Configuration Steps That Actually Matter

Most reputable VPN apps work reliably straight after installation, and there is nothing wrong with using them that way. That said, a few settings are worth adjusting before you rely on the VPN for anything sensitive.

  • Kill switch: Enables automatic disconnection from the internet if the VPN connection drops unexpectedly, preventing your real IP address from being exposed.
  • Ad and tracker blocking: Many VPN apps include built-in filters that block advertising trackers and known malware-associated domains - a meaningful addition to browser-level privacy tools.
  • Protocol selection: Setting the app to choose the optimal protocol automatically is sensible for most users. Modern VPN protocols differ in speed and security characteristics, and the app's automatic selection generally balances both.
  • Split tunneling: This feature lets you designate specific apps or websites to bypass the VPN entirely. Useful for services that block VPN traffic, such as certain banking apps or streaming platforms that restrict access based on geography.

Once these settings are reviewed, connect to a server. For general browsing, letting the app select the fastest available server is the most practical choice. For accessing region-specific content, select a server in the target country manually.

Why iPhone Users Specifically Benefit From a VPN

Smartphones are used differently from desktop computers. They move between networks constantly - home broadband, workplace Wi-Fi, mobile data, and public hotspots in transit. Each network transition is a potential exposure point. Public Wi-Fi in particular carries well-documented risks: without encryption, other users on the same network can in principle intercept unprotected traffic.

Beyond the public network risk, internet service providers in a number of countries - including the United States - are legally permitted to collect and sell anonymized browsing data. A VPN prevents the ISP from seeing anything meaningful, replacing your browsing history with encrypted data tied to the VPN server's address rather than your own. This does not make a user fully anonymous online - the VPN provider itself can theoretically see traffic - which is why choosing a service with a verified no-logs policy backed by independent audits is important.

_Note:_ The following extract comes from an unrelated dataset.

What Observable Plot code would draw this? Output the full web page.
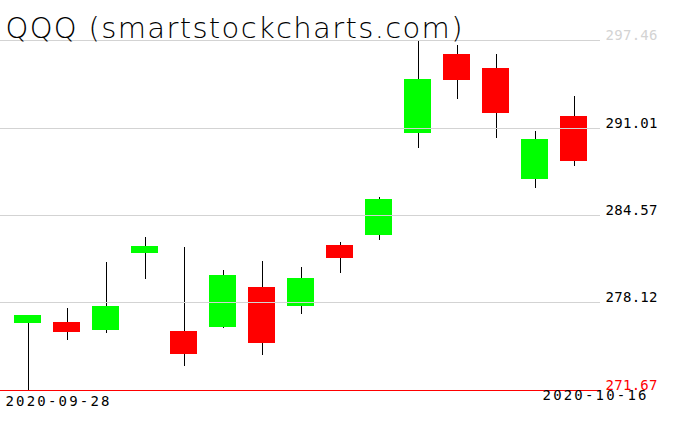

Choosing a VPN That Deserves Your Trust

The VPN market is crowded, and not all services are equal in their commitment to user privacy. Some free or low-cost options have histories of logging user activity or serving targeted advertising - effectively replacing the ISP data problem with a similar one. Before committing to any subscription, check for a clearly written privacy policy and look for third-party audits conducted by established security firms. These audits, while not infallible, provide the most credible external verification that a VPN's no-logs claims hold up in practice.

App Store ratings offer a rough signal of reliability at scale: a large volume of reviews averaging four stars or above suggests consistent performance across a broad user base. For users who want a straightforward starting point, Proton VPN - which offers a genuinely usable free tier - and ExpressVPN are among the more consistently well-regarded options across independent evaluations. Neither requires technical expertise to operate, and both maintain iOS apps built specifically for the platform rather than adapted from desktop versions.

Privacy tools work only when they are actually used. A VPN that sits idle because the interface is confusing offers no protection at all. The best measure of a good iPhone VPN is one you use consistently, without friction - and that starts with picking a service designed from the ground up with iOS in mind.